Food, I have found, is an enormous help when it comes to combating mood swings. And falling in love with food is one of my newly acquired gifts.
As a child, I was the model kid in the block. You know, the one who never badgers you for a chocolate or a lollypop. Or a samosa or a panipuri. Or a burger or a pizza. It’s another story that we lived in an age when Pizza and Facebook hadn’t conquered minds. But anyway, you get the point. So whenever a mama or chacha would drop by with goodies for the baby, the baby wouldn’t be too happy. Those were the occasions when you’d be required to sample the food so that the guest could be sure you’d liked it. And I had very proper notions about eating. The quintessential no chaat-no fried-no sadak-ka-khaana school.
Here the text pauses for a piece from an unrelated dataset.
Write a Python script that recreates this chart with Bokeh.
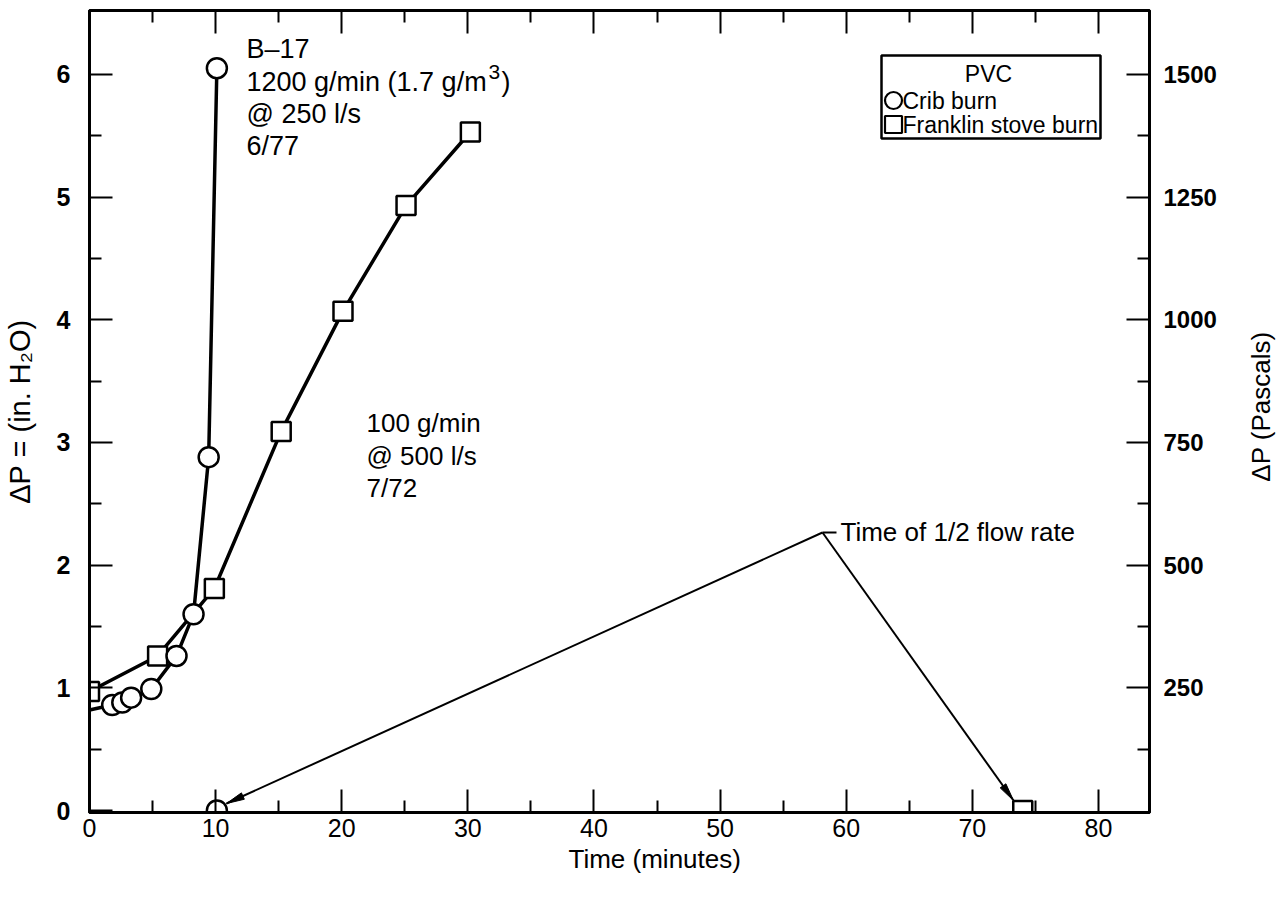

Even in my growing up days, food remained a very mundane chore. Meal times were something you had to get done with. Yes, they gave some scope for family conversations but in a small family like ours, that has never been a point at contention. Granny would be ready with my lunch when I returned from school and I would eat and do my homework simultaneously, often forgetting what I had eaten the moment I finished. Granny of course, loved the arrangement, considering she could overload the plate with karela and palak and I wouldn’t lift an eyebrow. So basically, the taste or the fulfillment factor of food is something that has always eluded me. I never knew it existed.
In the past two years however, I have discovered new territories. Thanks to Pune’s novel scenarios that forced me to meet the ‘taste’ in food – or the lack of it – I have now realized what I had been missing. It helps that the man is an out-and-out foodie who can stand anything but tasteless khaana. I am now well versed with the delights that lie in freshly cooked kababs, in good, hot soup and in the roadside dhaba that sells sponge dosas. I adore panipuri and like them spicy and soft and no longer do I turn up my nose at the pakoras that the perspiring bhaiya diligently fries.
Now, whenever I feel blue and nothing seems to change that colour, I try my best to reminisce and capture the whiff of good-old Pune and get Granny to cook me a nice new recipe. She obliges, only to groan when I drag her to a rigorous work-out session.